(Task brief)
Set down the material below word for word, excluding the pictures.

[begin Information supplied]

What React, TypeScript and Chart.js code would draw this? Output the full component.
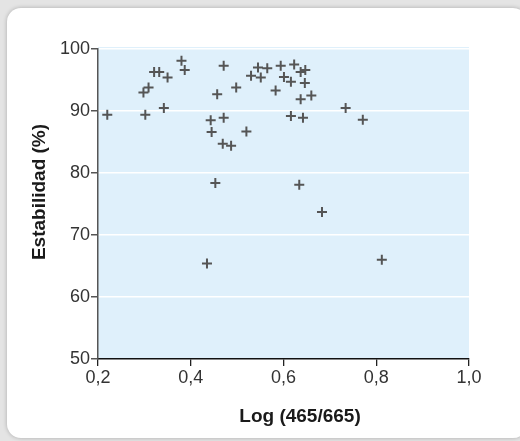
import React, { useEffect, useRef } from "react";
import { Chart, registerables } from "chart.js";

Chart.register(...registerables);

const xValues = [
  0.220, 0.298, 0.309, 0.302, 0.321, 0.332, 0.350, 0.342, 0.380, 0.387,
  0.471, 0.457, 0.498, 0.443, 0.445, 0.471, 0.469, 0.487, 0.520, 0.453,
  0.435, 0.530, 0.545, 0.551, 0.565, 0.594, 0.583, 0.601, 0.616, 0.623,
  0.637, 0.647, 0.646, 0.637, 0.660, 0.616, 0.642, 0.634, 0.683, 0.734,
  0.771, 0.812,
];
const yValues = [
  89.4, 93.0, 93.8, 89.4, 96.3, 96.3, 95.4, 90.5, 98.1, 96.6,
  97.3, 92.7, 93.8, 88.5, 86.6, 88.9, 84.7, 84.4, 86.7, 78.4,
  65.4, 95.7, 97.0, 95.4, 96.9, 97.3, 93.3, 95.5, 94.7, 97.5,
  96.3, 96.6, 94.5, 91.9, 92.5, 89.2, 88.9, 78.1, 73.7, 90.5,
  88.6, 66.0,
];
const xTicks = [0.2, 0.4, 0.6, 0.8, 1.0];
const xTickLabels = ["0,2", "0,4", "0,6", "0,8", "1,0"];
const yTicks = [50, 60, 70, 80, 90, 100];
const xTitle = "Log (465/665)";
const yTitle = "Estabilidad (%)";

const FONT = "'Liberation Sans', Arial, sans-serif";

const bgPlugin = {
  id: "plotBg",
  beforeDraw(chart: any) {
    const { ctx, chartArea } = chart;
    if (!chartArea) return;
    ctx.save();
    ctx.fillStyle = "#dff0fb";
    ctx.fillRect(chartArea.left, chartArea.top - 2, chartArea.right - chartArea.left, chartArea.bottom - chartArea.top + 2);
    ctx.restore();
  },
};

const titlePlugin = {
  id: "axisTitles",
  afterDraw(chart: any) {
    const { ctx } = chart;
    ctx.save();
    ctx.fillStyle = "#1a1a1a";
    ctx.textAlign = "center";
    ctx.textBaseline = "middle";
    ctx.font = `bold 19px ${FONT}`;
    ctx.fillText(xTitle, 300, 417);
    ctx.translate(40, 192);
    ctx.rotate(-Math.PI / 2);
    ctx.font = `bold 19px ${FONT}`;
    ctx.fillText(yTitle, 0, 0);
    ctx.restore();
  },
};

export default function App() {
  const ref = useRef<HTMLCanvasElement | null>(null);
  useEffect(() => {
    if (!ref.current) return;
    const data = xValues.map((x, i) => ({ x, y: yValues[i] }));
    const chart = new Chart(ref.current, {
      type: "scatter",
      data: {
        datasets: [
          {
            data,
            pointStyle: "cross",
            pointRadius: 5,
            pointBorderWidth: 2,
            borderColor: "#555555",
            backgroundColor: "#555555",
            pointHoverRadius: 5,
          },
        ],
      },
      options: {
        responsive: false,
        animation: false,
        events: [],
        layout: { padding: { top: 49, right: 51, left: 0, bottom: 0 } },
        plugins: { legend: { display: false }, tooltip: { enabled: false } },
        scales: {
          x: {
            type: "linear",
            min: 0.2,
            max: 1.0,
            afterBuildTicks: (s: any) => {
              s.ticks = xTicks.map((v) => ({ value: v }));
            },
            afterFit: (s: any) => {
              s.height = 82;
            },
            ticks: {
              callback: (v: any) => {
                const i = xTicks.findIndex((t) => Math.abs(t - v) < 1e-6);
                return i >= 0 ? xTickLabels[i] : "";
              },
              font: { family: FONT, size: 18 },
              color: "#333333",
              padding: 1,
              maxRotation: 0,
              autoSkip: false,
            },
            grid: { drawOnChartArea: false, tickColor: "#222222", tickLength: 7, lineWidth: 1.3 },
            border: { color: "#111111", width: 1.5 },
            title: { display: false },
          },
          y: {
            min: 50,
            max: 100,
            afterBuildTicks: (s: any) => {
              s.ticks = yTicks.map((v) => ({ value: v }));
            },
            afterFit: (s: any) => {
              s.width = 98;
            },
            ticks: {
              font: { family: FONT, size: 18 },
              color: "#333333",
              padding: 1,
              autoSkip: false,
            },
            grid: {
              color: (c: any) => (c.tick && c.tick.value === 50 ? "rgba(0,0,0,0)" : "#ffffff"),
              lineWidth: 1.5,
              tickColor: "#555555",
              tickLength: 7,
            },
            border: { color: "#555555", width: 1.5 },
            title: { display: false },
          },
        },
      },
      plugins: [bgPlugin, titlePlugin],
    } as any);
    return () => chart.destroy();
  }, []);

  return (
    <div style={{ position: "fixed", left: 0, top: 0, width: 520, height: 441, background: "#e4e4e4", overflow: "hidden" }}>
      <div
        style={{
          position: "absolute",
          left: 7,
          top: 8,
          width: 520,
          height: 430,
          background: "#ffffff",
          borderRadius: 14,
          boxShadow: "0 0 4px rgba(0,0,0,0.25)",
        }}
      />
      <canvas ref={ref} width={520} height={441} style={{ position: "absolute", left: 0, top: 0, width: 520, height: 441 }} />
    </div>
  );
}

[end Information supplied]

(Expected output)
What React, TypeScript and Chart.js code would draw this? Output the full component.
import React, { useEffect, useRef } from "react";
import { Chart, registerables } from "chart.js";

Chart.register(...registerables);

const xValues = [
  0.220, 0.298, 0.309, 0.302, 0.321, 0.332, 0.350, 0.342, 0.380, 0.387,
  0.471, 0.457, 0.498, 0.443, 0.445, 0.471, 0.469, 0.487, 0.520, 0.453,
  0.435, 0.530, 0.545, 0.551, 0.565, 0.594, 0.583, 0.601, 0.616, 0.623,
  0.637, 0.647, 0.646, 0.637, 0.660, 0.616, 0.642, 0.634, 0.683, 0.734,
  0.771, 0.812,
];
const yValues = [
  89.4, 93.0, 93.8, 89.4, 96.3, 96.3, 95.4, 90.5, 98.1, 96.6,
  97.3, 92.7, 93.8, 88.5, 86.6, 88.9, 84.7, 84.4, 86.7, 78.4,
  65.4, 95.7, 97.0, 95.4, 96.9, 97.3, 93.3, 95.5, 94.7, 97.5,
  96.3, 96.6, 94.5, 91.9, 92.5, 89.2, 88.9, 78.1, 73.7, 90.5,
  88.6, 66.0,
];
const xTicks = [0.2, 0.4, 0.6, 0.8, 1.0];
const xTickLabels = ["0,2", "0,4", "0,6", "0,8", "1,0"];
const yTicks = [50, 60, 70, 80, 90, 100];
const xTitle = "Log (465/665)";
const yTitle = "Estabilidad (%)";

const FONT = "'Liberation Sans', Arial, sans-serif";

const bgPlugin = {
  id: "plotBg",
  beforeDraw(chart: any) {
    const { ctx, chartArea } = chart;
    if (!chartArea) return;
    ctx.save();
    ctx.fillStyle = "#dff0fb";
    ctx.fillRect(chartArea.left, chartArea.top - 2, chartArea.right - chartArea.left, chartArea.bottom - chartArea.top + 2);
    ctx.restore();
  },
};

const titlePlugin = {
  id: "axisTitles",
  afterDraw(chart: any) {
    const { ctx } = chart;
    ctx.save();
    ctx.fillStyle = "#1a1a1a";
    ctx.textAlign = "center";
    ctx.textBaseline = "middle";
    ctx.font = `bold 19px ${FONT}`;
    ctx.fillText(xTitle, 300, 417);
    ctx.translate(40, 192);
    ctx.rotate(-Math.PI / 2);
    ctx.font = `bold 19px ${FONT}`;
    ctx.fillText(yTitle, 0, 0);
    ctx.restore();
  },
};

export default function App() {
  const ref = useRef<HTMLCanvasElement | null>(null);
  useEffect(() => {
    if (!ref.current) return;
    const data = xValues.map((x, i) => ({ x, y: yValues[i] }));
    const chart = new Chart(ref.current, {
      type: "scatter",
      data: {
        datasets: [
          {
            data,
            pointStyle: "cross",
            pointRadius: 5,
            pointBorderWidth: 2,
            borderColor: "#555555",
            backgroundColor: "#555555",
            pointHoverRadius: 5,
          },
        ],
      },
      options: {
        responsive: false,
        animation: false,
        events: [],
        layout: { padding: { top: 49, right: 51, left: 0, bottom: 0 } },
        plugins: { legend: { display: false }, tooltip: { enabled: false } },
        scales: {
          x: {
            type: "linear",
            min: 0.2,
            max: 1.0,
            afterBuildTicks: (s: any) => {
              s.ticks = xTicks.map((v) => ({ value: v }));
            },
            afterFit: (s: any) => {
              s.height = 82;
            },
            ticks: {
              callback: (v: any) => {
                const i = xTicks.findIndex((t) => Math.abs(t - v) < 1e-6);
                return i >= 0 ? xTickLabels[i] : "";
              },
              font: { family: FONT, size: 18 },
              color: "#333333",
              padding: 1,
              maxRotation: 0,
              autoSkip: false,
            },
            grid: { drawOnChartArea: false, tickColor: "#222222", tickLength: 7, lineWidth: 1.3 },
            border: { color: "#111111", width: 1.5 },
            title: { display: false },
          },
          y: {
            min: 50,
            max: 100,
            afterBuildTicks: (s: any) => {
              s.ticks = yTicks.map((v) => ({ value: v }));
            },
            afterFit: (s: any) => {
              s.width = 98;
            },
            ticks: {
              font: { family: FONT, size: 18 },
              color: "#333333",
              padding: 1,
              autoSkip: false,
            },
            grid: {
              color: (c: any) => (c.tick && c.tick.value === 50 ? "rgba(0,0,0,0)" : "#ffffff"),
              lineWidth: 1.5,
              tickColor: "#555555",
              tickLength: 7,
            },
            border: { color: "#555555", width: 1.5 },
            title: { display: false },
          },
        },
      },
      plugins: [bgPlugin, titlePlugin],
    } as any);
    return () => chart.destroy();
  }, []);

  return (
    <div style={{ position: "fixed", left: 0, top: 0, width: 520, height: 441, background: "#e4e4e4", overflow: "hidden" }}>
      <div
        style={{
          position: "absolute",
          left: 7,
          top: 8,
          width: 520,
          height: 430,
          background: "#ffffff",
          borderRadius: 14,
          boxShadow: "0 0 4px rgba(0,0,0,0.25)",
        }}
      />
      <canvas ref={ref} width={520} height={441} style={{ position: "absolute", left: 0, top: 0, width: 520, height: 441 }} />
    </div>
  );
}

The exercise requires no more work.